In questi giorni, alla Tate Britain a Londra vi è una splendida mostra di foto di Don McCullin. È una mostra che merita di essere visitata, a più livelli. McCullin, è famoso come fotografo di guerra, e alcune delle sue immagini sono vere icone di un ventesimo secolo difficile e pieno di sofferenza. Le sue immagini del Vietnam sono diventate parte della coscienza collettiva rispetto a quel conflitto, e la sua più che celebre foto di un Marine sotto shock dice più di mille saggi sugli orrori della guerra. Lo stesso può dirsi delle sue foto del Libano, o del Biafra, o della guerra civile a Cipro, o in Irlanda del Nord. La Tate è una pinacoteca, e sebbene nessuna delle immagini scattate da McCullin nei vari conflitti che lui ha testimoniato sia stata "composta" (anche perché spesso scattate in situazioni di reale pericolo), molte delle foto hanno una valenza artistica eccezionale. E ciò sebbene McCullin, giustamente, rifiuti l'etichetta di arte per qualcosa che è, in primo luogo, una testimonianza dell'altrui sofferenza.

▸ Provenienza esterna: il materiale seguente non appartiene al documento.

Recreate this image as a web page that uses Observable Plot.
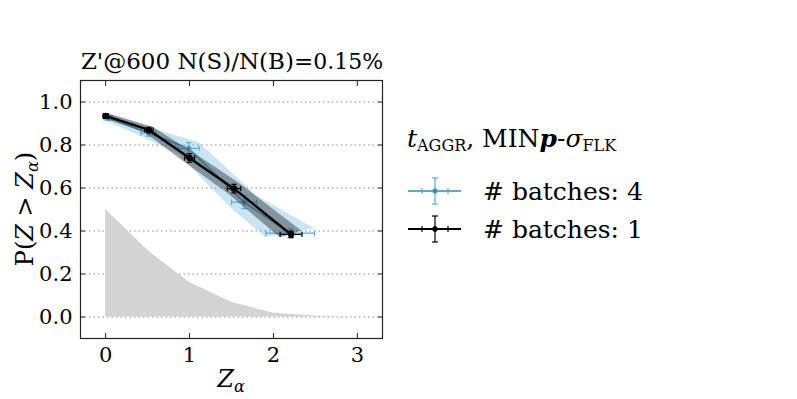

È impossibile visitare la mostra senza esserne colpiti nel profondo, e senza notare come chi ha scattato queste foto ha una capacità profonda di empatizzare con i propri soggetti, di sentire dentro di sé la sofferenza che ritrae. Chi riesce a rappresentare la sofferenza umana per anni, senza mai diventarne immune, non può che essere una persona profonda. Qualcuno che ha qualcosa da dire, per usare un'espressione banale.

Sulla base di queste riflessioni, non ho potuto fare a meno di acquistare, all'uscita dalla mostra, l'autobiografia dello stesso McCullin. È il documento di una vita che non esito a definire eccezionale, di qualcuno nato nella povertà abietta della Londra popolare d'anteguerra, in condizioni che possono essere definite dickensiane, e che per una serie di circostanze fortunate unite ad una forza di volontà sicuramente ferrea è diventato un testimone globale.

Oltre a fotografare splendidamente, McCullin scrive anche bene, senza mai un briciolo di autocompiacimento, anzi mettendo continuamente in evidenza i propri umanissimi limiti, e tutti gli errori compiuti nelle proprie scelte personali. Viene fuori, nella sua terza età, una persona che ha finalmente, all'alba degli ottant'anni, trovato una serenità che gli è mancata in precedenza, e che è sicuramente stato inseguito per una vita da demoni interiori, demoni che però sono indubbiamente anche stati uno sprone a far cose che spesso appaiono, come dice il titolo, irragionevoli, ma che hanno prodotto delle fotografie eccezionali.

Il risultato è un libro che si legge come un romanzo d'avventure ma che è una testimonianza profonda di una vita passata a cercare di scuotere il mondo dal torpore e dall'inazione di fronte ad ingiustizie e sofferenza. E, anche se l'autore si proclama ripetutament ateo, in ogni pagina viene fuori una spiritualità tanto profonda quando probabilmente tormentata. Ho voltato l'ultima pagina augurando dentro di me all'autore una vecchiaia lunga e serena, e ringraziandolo per averci fatto vedere allo stesso tempo quanto può essere crudele l'umanità e quanto può essere profonda.